I'm tired of arguing with you, Dare. Despite your misrepresentation, we can all see for ourselves that my article clearly demonstrates an actual problem, describes a workaround for consuming tools, and pushes for not one but two long-term social solutions (the centralized advocacy effort at Syndic8, and the decentralized solution of making non-well-formedness visible to the end user).
Meanwhile, it's ironic that you hold up Microsoft as the epitome of XML standards compliance. What short memories we have! Have a quick look back in the XML mailing list archives to see all the confusion their ultra-liberal MSXML parser caused with people who mistook it for an actual validating XML parser. ("Whatdya mean my XML's not well-formed? It looks fine when I open it in IE!") That was not the place to parse at all costs; this is.
- You Prove My Point
2003-01-23 11:11:58 Dare Obasanjo
[Reply]
Actually a number of our customers regularly praise the standards compliance of MSXML.
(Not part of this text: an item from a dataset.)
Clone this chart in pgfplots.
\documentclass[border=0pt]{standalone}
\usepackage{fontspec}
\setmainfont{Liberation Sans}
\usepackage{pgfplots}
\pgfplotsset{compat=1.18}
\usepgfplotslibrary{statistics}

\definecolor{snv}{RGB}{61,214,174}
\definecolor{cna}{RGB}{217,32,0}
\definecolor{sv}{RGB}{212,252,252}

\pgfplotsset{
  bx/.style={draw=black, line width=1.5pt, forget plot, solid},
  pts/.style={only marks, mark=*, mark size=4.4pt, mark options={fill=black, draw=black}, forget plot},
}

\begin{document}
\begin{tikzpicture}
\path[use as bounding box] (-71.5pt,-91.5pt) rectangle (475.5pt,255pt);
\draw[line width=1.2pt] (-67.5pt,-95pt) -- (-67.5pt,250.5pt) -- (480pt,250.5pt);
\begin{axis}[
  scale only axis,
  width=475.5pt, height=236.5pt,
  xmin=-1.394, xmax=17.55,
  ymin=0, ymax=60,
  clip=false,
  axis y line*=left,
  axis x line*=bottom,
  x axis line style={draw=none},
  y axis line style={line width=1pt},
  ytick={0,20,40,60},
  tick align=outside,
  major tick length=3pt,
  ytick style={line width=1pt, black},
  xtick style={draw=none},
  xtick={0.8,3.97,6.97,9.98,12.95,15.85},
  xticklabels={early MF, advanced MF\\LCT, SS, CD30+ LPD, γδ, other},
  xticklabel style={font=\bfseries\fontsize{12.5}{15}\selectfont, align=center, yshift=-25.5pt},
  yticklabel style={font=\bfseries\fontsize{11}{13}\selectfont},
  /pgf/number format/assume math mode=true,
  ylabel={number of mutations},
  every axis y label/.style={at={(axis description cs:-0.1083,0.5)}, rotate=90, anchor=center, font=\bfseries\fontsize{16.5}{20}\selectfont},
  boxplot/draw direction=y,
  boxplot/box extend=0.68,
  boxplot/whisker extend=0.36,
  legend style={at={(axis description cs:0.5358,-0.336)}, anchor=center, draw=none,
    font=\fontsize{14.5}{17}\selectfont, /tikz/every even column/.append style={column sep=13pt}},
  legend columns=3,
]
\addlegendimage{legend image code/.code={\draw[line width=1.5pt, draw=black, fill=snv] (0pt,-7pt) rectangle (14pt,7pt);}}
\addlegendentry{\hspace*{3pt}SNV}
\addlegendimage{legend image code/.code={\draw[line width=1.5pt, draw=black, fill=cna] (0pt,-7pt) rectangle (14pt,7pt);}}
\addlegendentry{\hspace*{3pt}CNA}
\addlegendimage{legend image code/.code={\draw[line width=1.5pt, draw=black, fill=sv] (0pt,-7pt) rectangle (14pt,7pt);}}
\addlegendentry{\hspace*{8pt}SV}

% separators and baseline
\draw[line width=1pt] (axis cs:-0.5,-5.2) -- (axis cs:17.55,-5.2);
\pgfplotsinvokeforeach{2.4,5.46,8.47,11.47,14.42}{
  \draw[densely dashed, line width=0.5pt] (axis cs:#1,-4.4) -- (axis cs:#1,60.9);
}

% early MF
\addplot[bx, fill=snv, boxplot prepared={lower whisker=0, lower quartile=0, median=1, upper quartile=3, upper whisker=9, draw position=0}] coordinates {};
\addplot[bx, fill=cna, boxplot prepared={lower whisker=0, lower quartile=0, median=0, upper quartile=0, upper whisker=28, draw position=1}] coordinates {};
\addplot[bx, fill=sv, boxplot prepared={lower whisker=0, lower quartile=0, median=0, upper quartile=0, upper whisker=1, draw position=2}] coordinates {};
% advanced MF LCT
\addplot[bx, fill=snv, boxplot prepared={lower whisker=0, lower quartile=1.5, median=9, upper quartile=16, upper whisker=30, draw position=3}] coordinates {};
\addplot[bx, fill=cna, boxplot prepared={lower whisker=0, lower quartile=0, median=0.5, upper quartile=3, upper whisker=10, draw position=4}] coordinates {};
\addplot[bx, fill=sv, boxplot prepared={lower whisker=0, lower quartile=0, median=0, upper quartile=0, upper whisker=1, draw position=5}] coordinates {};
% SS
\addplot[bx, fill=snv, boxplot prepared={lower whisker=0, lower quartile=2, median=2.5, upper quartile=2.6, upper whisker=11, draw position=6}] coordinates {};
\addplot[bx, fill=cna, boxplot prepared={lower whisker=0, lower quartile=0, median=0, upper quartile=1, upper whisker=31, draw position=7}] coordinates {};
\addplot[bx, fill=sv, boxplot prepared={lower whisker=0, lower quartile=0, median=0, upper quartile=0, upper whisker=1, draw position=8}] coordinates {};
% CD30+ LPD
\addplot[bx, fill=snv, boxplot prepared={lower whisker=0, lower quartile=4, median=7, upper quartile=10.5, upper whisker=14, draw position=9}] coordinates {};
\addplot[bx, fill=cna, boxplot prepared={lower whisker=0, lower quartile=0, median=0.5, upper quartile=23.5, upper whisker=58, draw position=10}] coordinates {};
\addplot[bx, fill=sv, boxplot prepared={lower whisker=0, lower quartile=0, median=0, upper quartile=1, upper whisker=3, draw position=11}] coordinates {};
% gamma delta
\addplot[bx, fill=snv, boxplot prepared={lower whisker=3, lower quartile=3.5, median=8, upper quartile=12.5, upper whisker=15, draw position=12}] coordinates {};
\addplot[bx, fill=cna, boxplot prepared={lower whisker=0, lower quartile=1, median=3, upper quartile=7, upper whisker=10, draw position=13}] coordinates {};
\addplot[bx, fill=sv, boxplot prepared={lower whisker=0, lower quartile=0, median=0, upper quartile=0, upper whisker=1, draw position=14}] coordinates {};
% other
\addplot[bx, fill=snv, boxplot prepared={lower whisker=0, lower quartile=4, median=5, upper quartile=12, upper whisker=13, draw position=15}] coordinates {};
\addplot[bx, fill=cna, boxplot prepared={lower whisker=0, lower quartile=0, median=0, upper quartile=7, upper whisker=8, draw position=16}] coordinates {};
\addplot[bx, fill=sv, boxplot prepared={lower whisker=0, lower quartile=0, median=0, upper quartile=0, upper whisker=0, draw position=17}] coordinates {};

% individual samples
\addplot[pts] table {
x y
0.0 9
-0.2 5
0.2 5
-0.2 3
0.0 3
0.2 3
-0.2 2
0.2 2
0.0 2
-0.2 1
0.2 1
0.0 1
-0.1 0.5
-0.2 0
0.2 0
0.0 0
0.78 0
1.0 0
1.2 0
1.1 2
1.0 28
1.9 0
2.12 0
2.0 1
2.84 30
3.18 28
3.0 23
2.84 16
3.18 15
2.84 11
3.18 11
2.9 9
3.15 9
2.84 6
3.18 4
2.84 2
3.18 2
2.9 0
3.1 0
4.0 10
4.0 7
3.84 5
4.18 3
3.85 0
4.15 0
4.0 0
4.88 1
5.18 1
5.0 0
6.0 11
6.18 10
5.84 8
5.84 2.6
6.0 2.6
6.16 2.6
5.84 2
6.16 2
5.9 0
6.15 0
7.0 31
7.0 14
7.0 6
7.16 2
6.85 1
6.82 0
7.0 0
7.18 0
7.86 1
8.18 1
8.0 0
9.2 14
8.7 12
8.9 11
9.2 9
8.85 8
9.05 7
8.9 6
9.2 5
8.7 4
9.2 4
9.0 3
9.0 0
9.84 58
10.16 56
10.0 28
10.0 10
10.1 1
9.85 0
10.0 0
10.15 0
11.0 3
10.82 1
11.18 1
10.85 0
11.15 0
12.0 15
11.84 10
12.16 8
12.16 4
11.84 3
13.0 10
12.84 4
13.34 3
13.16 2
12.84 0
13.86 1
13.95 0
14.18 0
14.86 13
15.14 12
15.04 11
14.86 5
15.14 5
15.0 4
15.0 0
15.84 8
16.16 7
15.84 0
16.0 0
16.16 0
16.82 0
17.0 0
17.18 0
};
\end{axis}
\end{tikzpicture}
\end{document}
Unfortunately, we also have customers who mistakenly assume that viewing XML in Internet Explorer causes it to be processed by the validating XML parser instead of the well-formed XML parser which is not the case. This design decision was before my time but was most likely motivated by good intentions similar to yours about reducing user pain and ensuring that even invalid but well-formed XML was viewable in the browser. No one thought to think about what would happen downstream when people assumed that
viewable in IE == well-formed & validated XML
instead of just
viewable in IE == well-formed XML
Your attempted slur actually helps bolster my point as to why your article should not be encouraging supposedly "user-friendly" but standards unconformant behavior.